GOAL OF THE EXERCISE: Below are the records; locate each line with the word "script" and copy it.

◆ ◆ ◆ ◆ ◆ ◆ ◆

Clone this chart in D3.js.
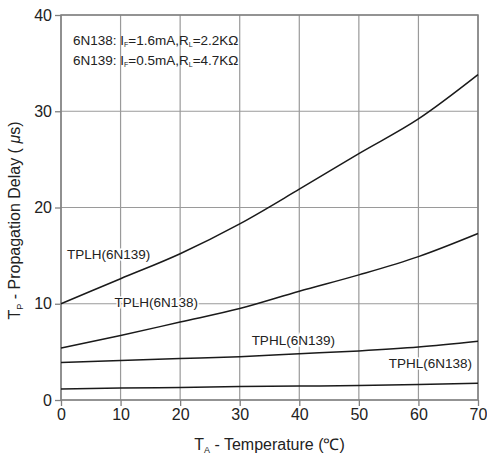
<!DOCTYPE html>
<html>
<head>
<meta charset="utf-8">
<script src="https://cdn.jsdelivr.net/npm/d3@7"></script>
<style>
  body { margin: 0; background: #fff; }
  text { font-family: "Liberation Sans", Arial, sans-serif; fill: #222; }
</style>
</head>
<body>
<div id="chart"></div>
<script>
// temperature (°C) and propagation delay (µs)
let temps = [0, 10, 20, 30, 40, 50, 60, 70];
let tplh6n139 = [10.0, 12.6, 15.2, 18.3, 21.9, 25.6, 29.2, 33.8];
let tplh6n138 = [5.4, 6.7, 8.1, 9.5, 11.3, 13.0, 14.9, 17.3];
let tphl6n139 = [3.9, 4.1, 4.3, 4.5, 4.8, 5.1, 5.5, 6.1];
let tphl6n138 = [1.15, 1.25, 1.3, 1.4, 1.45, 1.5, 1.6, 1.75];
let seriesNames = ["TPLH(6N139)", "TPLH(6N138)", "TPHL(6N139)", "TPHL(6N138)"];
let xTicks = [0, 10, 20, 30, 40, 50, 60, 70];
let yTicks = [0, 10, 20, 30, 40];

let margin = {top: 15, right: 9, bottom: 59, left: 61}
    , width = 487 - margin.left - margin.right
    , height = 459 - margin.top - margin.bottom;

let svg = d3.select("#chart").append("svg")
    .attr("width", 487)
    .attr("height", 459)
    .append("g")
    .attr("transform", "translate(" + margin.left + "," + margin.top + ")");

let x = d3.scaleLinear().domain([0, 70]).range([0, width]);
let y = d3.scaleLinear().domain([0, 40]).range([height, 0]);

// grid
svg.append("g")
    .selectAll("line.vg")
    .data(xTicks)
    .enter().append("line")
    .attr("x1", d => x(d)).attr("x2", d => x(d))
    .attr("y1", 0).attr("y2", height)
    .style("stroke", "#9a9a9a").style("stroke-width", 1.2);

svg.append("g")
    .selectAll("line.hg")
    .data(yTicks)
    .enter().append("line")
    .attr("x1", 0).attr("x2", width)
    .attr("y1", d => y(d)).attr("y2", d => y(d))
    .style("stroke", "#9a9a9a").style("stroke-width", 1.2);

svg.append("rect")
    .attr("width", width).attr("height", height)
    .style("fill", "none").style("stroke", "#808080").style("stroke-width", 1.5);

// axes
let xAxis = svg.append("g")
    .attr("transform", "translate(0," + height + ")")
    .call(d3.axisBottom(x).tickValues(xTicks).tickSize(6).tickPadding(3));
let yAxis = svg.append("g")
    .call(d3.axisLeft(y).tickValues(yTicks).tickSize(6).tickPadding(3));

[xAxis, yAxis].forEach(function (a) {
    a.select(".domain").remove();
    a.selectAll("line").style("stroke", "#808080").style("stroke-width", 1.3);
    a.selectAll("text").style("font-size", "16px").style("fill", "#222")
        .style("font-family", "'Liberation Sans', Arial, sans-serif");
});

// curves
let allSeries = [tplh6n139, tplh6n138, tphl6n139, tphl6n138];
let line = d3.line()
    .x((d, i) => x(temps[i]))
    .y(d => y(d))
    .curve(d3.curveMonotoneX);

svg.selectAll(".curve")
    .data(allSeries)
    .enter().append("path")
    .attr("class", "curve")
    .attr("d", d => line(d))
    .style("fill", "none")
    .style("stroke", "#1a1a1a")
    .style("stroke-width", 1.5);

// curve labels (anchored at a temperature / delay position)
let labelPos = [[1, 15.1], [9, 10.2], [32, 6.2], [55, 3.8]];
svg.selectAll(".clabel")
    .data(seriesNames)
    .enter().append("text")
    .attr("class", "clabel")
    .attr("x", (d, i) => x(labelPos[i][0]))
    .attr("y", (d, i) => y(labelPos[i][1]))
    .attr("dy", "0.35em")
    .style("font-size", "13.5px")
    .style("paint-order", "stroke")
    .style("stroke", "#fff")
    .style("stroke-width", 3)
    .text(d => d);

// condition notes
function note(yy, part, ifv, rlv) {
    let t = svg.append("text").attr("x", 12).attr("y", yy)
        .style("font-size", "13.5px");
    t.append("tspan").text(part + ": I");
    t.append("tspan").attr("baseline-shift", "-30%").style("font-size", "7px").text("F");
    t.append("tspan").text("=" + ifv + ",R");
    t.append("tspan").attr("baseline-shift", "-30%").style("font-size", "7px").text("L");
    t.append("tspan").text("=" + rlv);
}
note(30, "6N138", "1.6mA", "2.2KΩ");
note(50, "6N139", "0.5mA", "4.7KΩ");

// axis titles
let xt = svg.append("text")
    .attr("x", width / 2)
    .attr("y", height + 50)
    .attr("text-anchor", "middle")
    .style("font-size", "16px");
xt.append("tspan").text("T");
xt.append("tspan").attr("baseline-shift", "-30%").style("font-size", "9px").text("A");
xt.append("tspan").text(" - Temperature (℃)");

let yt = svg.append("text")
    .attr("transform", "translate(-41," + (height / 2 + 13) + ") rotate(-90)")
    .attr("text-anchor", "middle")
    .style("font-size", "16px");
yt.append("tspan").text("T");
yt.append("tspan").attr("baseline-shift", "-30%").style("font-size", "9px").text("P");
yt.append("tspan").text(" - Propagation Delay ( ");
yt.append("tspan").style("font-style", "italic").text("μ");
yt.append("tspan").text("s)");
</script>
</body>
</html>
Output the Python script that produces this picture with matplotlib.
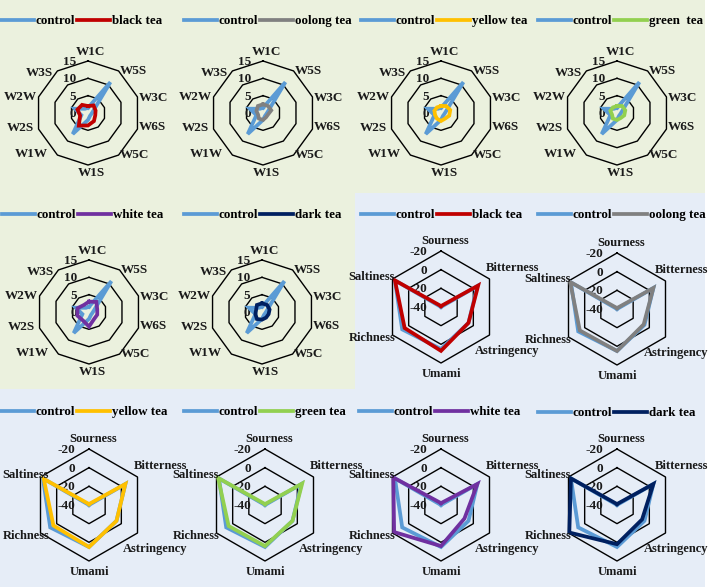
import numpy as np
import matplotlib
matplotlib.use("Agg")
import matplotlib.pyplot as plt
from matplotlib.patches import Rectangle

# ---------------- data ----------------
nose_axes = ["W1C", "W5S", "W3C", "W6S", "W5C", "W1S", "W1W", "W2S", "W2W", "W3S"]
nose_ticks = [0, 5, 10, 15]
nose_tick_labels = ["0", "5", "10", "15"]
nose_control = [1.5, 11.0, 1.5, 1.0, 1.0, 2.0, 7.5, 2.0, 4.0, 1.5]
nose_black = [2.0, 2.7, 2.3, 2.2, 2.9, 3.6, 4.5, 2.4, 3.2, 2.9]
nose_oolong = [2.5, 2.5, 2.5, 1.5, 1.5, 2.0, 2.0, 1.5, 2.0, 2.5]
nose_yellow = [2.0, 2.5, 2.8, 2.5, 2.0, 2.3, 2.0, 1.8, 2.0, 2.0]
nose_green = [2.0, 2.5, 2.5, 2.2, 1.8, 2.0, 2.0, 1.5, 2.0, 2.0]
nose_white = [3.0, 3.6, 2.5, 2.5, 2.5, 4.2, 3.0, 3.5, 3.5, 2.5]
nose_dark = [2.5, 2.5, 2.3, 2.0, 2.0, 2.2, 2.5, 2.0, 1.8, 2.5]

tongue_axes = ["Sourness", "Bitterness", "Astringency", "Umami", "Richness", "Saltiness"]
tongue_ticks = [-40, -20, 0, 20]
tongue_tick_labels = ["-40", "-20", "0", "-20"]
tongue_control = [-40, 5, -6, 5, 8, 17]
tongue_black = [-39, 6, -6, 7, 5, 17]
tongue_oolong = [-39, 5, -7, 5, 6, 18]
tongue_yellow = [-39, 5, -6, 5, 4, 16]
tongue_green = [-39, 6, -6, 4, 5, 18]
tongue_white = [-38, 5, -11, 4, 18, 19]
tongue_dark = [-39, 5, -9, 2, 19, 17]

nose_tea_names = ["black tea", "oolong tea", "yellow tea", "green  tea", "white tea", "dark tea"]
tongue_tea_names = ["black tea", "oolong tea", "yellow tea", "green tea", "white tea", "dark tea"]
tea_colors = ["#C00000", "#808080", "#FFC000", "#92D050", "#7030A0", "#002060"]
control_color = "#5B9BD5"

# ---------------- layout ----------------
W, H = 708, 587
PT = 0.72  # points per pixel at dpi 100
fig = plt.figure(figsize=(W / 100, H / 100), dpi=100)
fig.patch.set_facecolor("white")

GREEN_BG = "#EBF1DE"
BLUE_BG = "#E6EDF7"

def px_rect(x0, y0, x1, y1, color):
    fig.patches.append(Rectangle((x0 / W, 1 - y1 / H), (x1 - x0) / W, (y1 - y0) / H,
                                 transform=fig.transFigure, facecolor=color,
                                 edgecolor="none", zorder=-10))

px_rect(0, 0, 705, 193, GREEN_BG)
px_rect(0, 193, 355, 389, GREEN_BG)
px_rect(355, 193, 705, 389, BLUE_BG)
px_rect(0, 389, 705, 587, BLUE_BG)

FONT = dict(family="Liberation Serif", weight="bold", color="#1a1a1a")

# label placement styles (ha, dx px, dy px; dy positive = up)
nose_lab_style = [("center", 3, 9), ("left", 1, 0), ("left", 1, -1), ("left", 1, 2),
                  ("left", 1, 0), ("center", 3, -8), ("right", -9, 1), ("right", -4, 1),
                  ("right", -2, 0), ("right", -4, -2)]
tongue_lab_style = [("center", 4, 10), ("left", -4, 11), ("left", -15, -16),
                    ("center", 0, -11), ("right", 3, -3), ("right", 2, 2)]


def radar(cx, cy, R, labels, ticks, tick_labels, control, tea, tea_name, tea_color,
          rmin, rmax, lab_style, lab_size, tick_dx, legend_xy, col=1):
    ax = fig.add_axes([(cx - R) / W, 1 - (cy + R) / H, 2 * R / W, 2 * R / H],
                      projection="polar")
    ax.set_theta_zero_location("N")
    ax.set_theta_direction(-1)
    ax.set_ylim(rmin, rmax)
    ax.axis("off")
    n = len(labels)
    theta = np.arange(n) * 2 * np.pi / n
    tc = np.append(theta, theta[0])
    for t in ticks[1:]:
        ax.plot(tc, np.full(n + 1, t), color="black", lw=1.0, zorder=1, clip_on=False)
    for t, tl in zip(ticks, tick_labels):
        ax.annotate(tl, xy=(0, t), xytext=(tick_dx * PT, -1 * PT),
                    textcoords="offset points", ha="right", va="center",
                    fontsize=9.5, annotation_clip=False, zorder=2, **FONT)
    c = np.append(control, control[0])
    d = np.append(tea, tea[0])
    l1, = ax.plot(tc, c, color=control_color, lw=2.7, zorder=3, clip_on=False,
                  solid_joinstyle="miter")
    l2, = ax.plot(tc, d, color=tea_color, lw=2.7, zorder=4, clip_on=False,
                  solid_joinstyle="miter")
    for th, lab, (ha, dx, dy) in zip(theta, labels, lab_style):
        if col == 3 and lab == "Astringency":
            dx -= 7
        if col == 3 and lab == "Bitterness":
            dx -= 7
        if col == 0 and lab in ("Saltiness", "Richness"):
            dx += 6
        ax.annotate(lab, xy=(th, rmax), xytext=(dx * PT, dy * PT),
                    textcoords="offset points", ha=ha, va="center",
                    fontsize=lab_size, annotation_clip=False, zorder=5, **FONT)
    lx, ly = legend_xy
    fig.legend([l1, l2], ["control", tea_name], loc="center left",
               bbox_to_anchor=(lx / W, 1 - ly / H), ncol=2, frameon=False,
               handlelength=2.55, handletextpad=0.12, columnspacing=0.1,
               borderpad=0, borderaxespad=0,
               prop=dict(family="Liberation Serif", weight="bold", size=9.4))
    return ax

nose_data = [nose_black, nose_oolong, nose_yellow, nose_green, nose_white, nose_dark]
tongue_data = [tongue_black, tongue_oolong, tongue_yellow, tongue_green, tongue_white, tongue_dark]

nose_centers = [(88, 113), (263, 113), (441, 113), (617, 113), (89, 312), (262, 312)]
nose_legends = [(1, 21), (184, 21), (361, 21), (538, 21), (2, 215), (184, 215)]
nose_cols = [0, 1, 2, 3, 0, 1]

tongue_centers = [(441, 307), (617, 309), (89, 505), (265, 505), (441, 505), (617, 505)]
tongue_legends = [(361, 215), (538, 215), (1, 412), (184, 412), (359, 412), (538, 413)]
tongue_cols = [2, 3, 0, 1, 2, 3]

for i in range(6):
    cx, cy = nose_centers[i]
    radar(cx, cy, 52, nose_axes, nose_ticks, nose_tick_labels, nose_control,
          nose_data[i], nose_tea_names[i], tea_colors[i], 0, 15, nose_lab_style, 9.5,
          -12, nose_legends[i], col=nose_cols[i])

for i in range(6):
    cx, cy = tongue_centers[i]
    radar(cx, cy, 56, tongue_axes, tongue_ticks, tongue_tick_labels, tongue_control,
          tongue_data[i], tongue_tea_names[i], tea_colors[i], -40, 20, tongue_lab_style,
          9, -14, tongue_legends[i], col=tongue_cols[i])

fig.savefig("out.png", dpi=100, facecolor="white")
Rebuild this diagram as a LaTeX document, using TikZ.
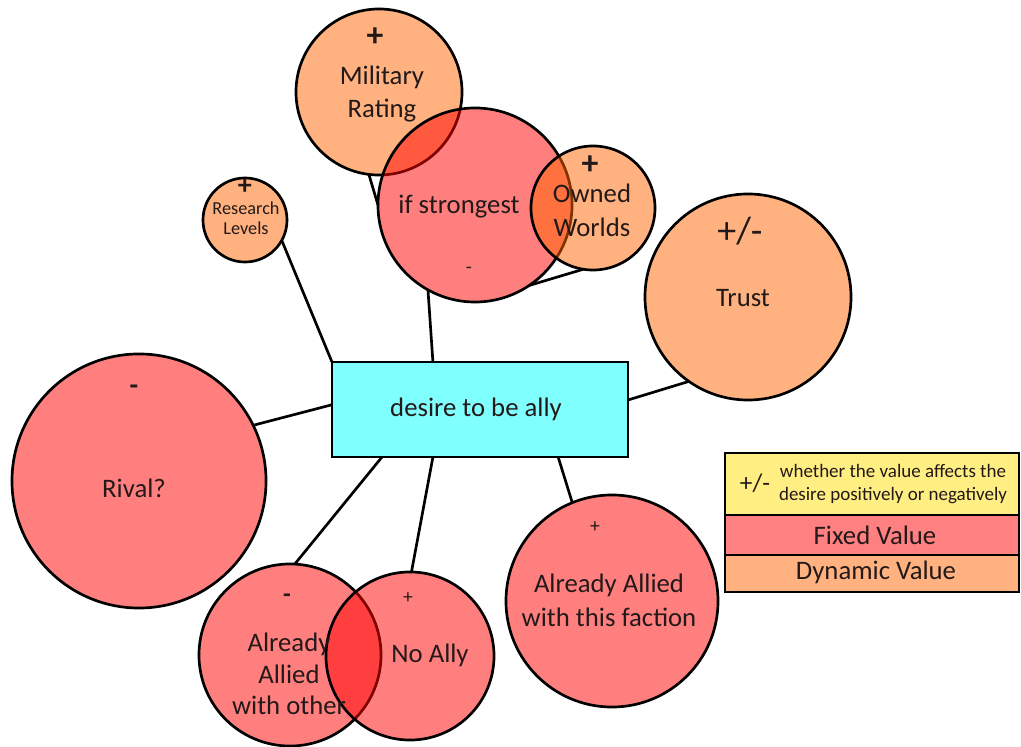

◆ ◆ ◆ ◆ ◆ ◆ ◆

EXPECTED ANSWER:
<script src="https://cdn.jsdelivr.net/npm/d3@7"></script>
<script>
</script>
Output the Python script that produces this picture with matplotlib.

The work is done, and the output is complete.